In September 2026, Bitget was hacked and since then it has suspended withdrawal of user funds.

==Products==
===Bitget Wallet===
Bitget Wallet, formerly known as BitKeep, is a cryptocurrency wallet of Bitget. In October 2022, BitKeep's swap feature was exploited, resulting in losses of about US$1 million. Following a separate December 2022 hack linked to a counterfeit version of its app, BitKeep promised to reimburse affected users in USDT, paying back in split schedule. Blockchain security firm PeckShield estimated total losses from the December incident at about US$8 million. In March 2023, Bitget acquired BitKeep, a non-custodial wallet, and renamed it as Bitget Wallet following a $30 million investment.

== Sponsorships ==
In September 2021, it became the first sleeve sponsor of the Italian football club Juventus, under a two-season contract with base fees of €5.5 million for 2021–22 and €7 million for 2022–23, according to a prospectus published by the club. The partnership ended after the 2022–23 season.

In 2022, Bitget entered into a sponsorship deal with Lionel Messi after which he became a global brand ambassador of Bitget. Bitget's partnership with Messi had ended by December 2025.

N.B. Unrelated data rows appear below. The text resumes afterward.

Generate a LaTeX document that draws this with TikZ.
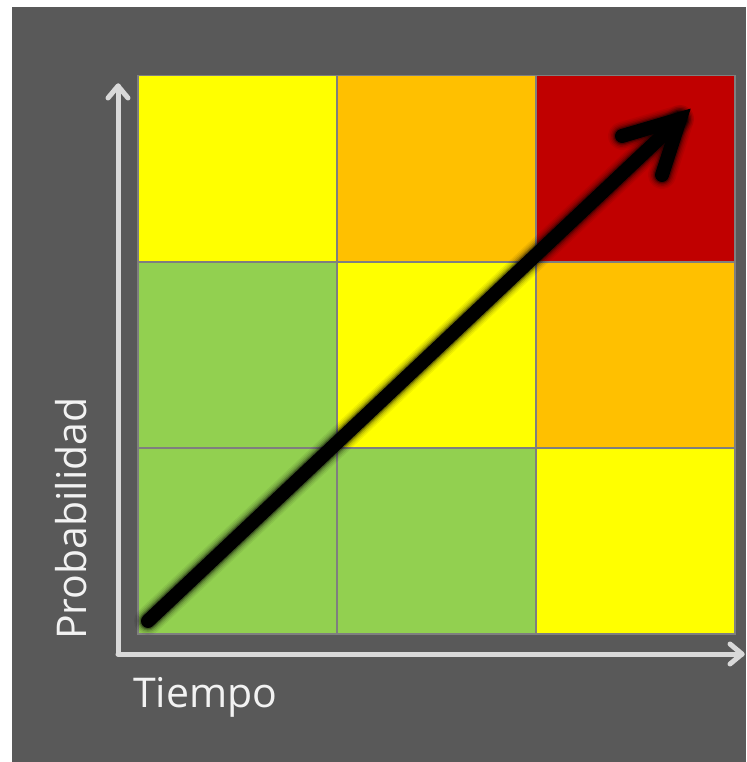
\documentclass[tikz,border=0pt]{standalone}
\usepackage{fontspec}
\setmainfont{Open Sans}
\usetikzlibrary{calc}
\definecolor{bggrey}{HTML}{595959}
\definecolor{cyellow}{HTML}{FFFF00}
\definecolor{corange}{HTML}{FFC000}
\definecolor{cred}{HTML}{C00000}
\definecolor{cgreen}{HTML}{92D050}
\definecolor{axisgrey}{HTML}{D9D9D9}
\definecolor{gridgrey}{HTML}{7F7F7F}
\definecolor{labelwhite}{HTML}{F2F2F2}
\tikzset{
  cell/.style={draw=gridgrey, line width=1.5pt, minimum width=199pt, minimum height=186pt, inner sep=0pt, anchor=north west},
  axisarrow/.style={draw=axisgrey, line width=5pt, line cap=round, line join=round},
  axishead/.style={draw=axisgrey, line width=5pt, line cap=round, line join=round},
  axislabel/.style={text=labelwhite, font=\fontsize{41}{48}\selectfont, inner sep=0pt},
  bigline/.style={line cap=round, line join=round},
}
\begin{document}
\begin{tikzpicture}[x=1pt,y=-1pt]
\useasboundingbox (0,0) rectangle (746,762);
\fill[white] (0,0) rectangle (746,762);
\fill[bggrey] (12,7) rectangle (746,762);
% cells
\node[cell, fill=cyellow] (c11) at (137,75) {};
\node[cell, fill=corange] (c12) at (336,75) {};
\node[cell, fill=cred]    (c13) at (535,75) {};
\node[cell, fill=cgreen]  (c21) at (137,261) {};
\node[cell, fill=cyellow] (c22) at (336,261) {};
\node[cell, fill=corange] (c23) at (535,261) {};
\node[cell, fill=cgreen]  (c31) at (137,447) {};
\node[cell, fill=cgreen]  (c32) at (336,447) {};
\node[cell, fill=cyellow] (c33) at (535,447) {};
% axes
\coordinate (o) at (118,654);
\coordinate (ytip) at (118,86);
\coordinate (xtip) at (742,654);
\draw[axisarrow] (o) -- (ytip);
\draw[axisarrow] (o) -- (xtip);
\draw[axishead] ($(ytip)+(-10,12)$) -- (ytip) -- ($(ytip)+(10,12)$);
\draw[axishead] ($(xtip)+(-12,-10)$) -- (xtip) -- ($(xtip)+(-12,10)$);
% labels
\node[axislabel, anchor=base west] (tl) at (133,707) {Tiempo};
\node[axislabel, rotate=90, anchor=base west] (pl) at (86,640) {Probabilidad};
% trend arrow
\coordinate (s) at (148,621);
\coordinate (e) at (680,119);
\coordinate (b1) at (622,136);
\coordinate (b2) at (662,175);
\begin{scope}[shift={(1.5,1.5)}]
\foreach \w/\op in {28/0.06, 25/0.08, 22/0.12, 19/0.2, 16.5/0.3}{
  \draw[bigline, black, opacity=\op, line width=\w pt] (s) -- (e);
  \draw[bigline, black, opacity=\op, line width=\w pt] (b1) -- (e) -- (b2);
}
\end{scope}
\draw[bigline, black, line width=14pt] (s) -- (e);
\draw[bigline, black, line width=14pt, line join=miter] (b1) -- (e) -- (b2);
\end{tikzpicture}
\end{document}
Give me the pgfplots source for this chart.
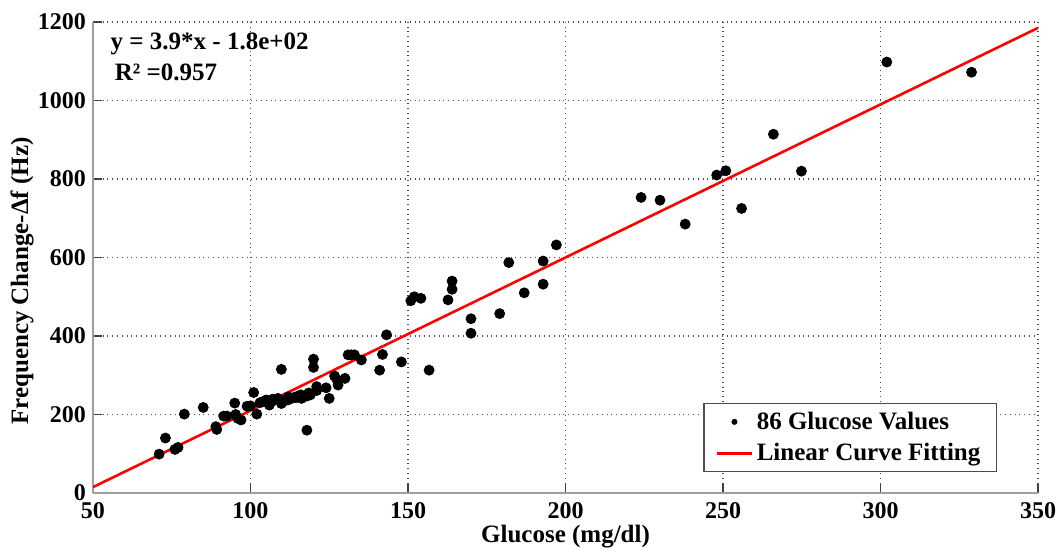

In 2024, LaLiga announced a multi-year regional agreement with Bitget. Following the 2025 Wang Fuk Court fire in Tai Po, Bitget was named by Po Leung Kuk as having donated HK$3.5 million to its relief efforts.

== Legal status ==
===France===
Autorité des marchés financiers (AMF) placed Bitget on its blacklist in November 2023 for non-compliance with French regulations, and in April 2024 reminded the public that Bitget was not authorized to provide digital asset services in France. Bitget withdrew its services from France in March 2026, saying it could not comply with French regulatory requirements, and on July 9, 2026, the AMF removed bitget.com from its crypto asset blacklist.

=== Hong Kong ===
In 2023, BitgetX withdrew from Hong Kong after deciding not to seek a local virtual-asset trading licence. BGX, which shared a chief executive with BitgetX but denied being affiliated with Bitget, subsequently acquired a substantial stake in the parent company of the licensed exchange OSL.

=== Indonesia ===
In July 2024, Indonesia's communications ministry blocked the Instagram accounts of Bitget Indonesia. Bitget was operating in Indonesia without a domestic business license.

===Japan===
Japan's Financial Services Agency (FSA) warned Bitget Limited in March 2023 and November 2024 for conducting crypto asset exchange business with Japanese residents without registration. In February 2025, at the agency's request, Apple removed the apps of Bitget from its Japanese App Store. In June 2025, the FSA also added BTG Technology Holdings Limited, which provides the Bitget service, to its list of unregistered operators that had been sent warning letters, for soliciting over-the-counter derivatives trading over the internet.

===Philippines===
In August 2025, the Philippine Securities and Exchange Commission named Bitget among ten unregistered crypto platforms, and the telecommunications company PLDT blocked access to them on the order of the National Telecommunications Commission.

=== Singapore ===
In 2021, Singapore's financial regulator suspended Bitget's operations in the country over allegations of misleading promotion of the token named after the BTS fanbase. BTS's management company Hybe threatened legal action over its promotion. Bitget subsequently announced that it would delist ARMY, while allowing withdrawals for a limited period.

===Turkey===
Bitget began operating in Turkey in June 2023 through a local subsidiary, Bitget Teknoloji. In August 2024, the subsidiary, which had filed a declaration of liquidation with the Capital Markets Board of Turkey, announced that it would stop operating in Turkey and that all of its shares had been bought by METX Dijital, the owner of the CoinTR exchange.

=== United Kingdom ===
In 2024, Bitget ceased serving users in the United Kingdom (UK) in response to the Financial Conduct Authority's (FCA) ban on retail cryptocurrency derivatives. Later this year, the exchange relaunched its UK website after obtaining approval for its financial promotions from Archax.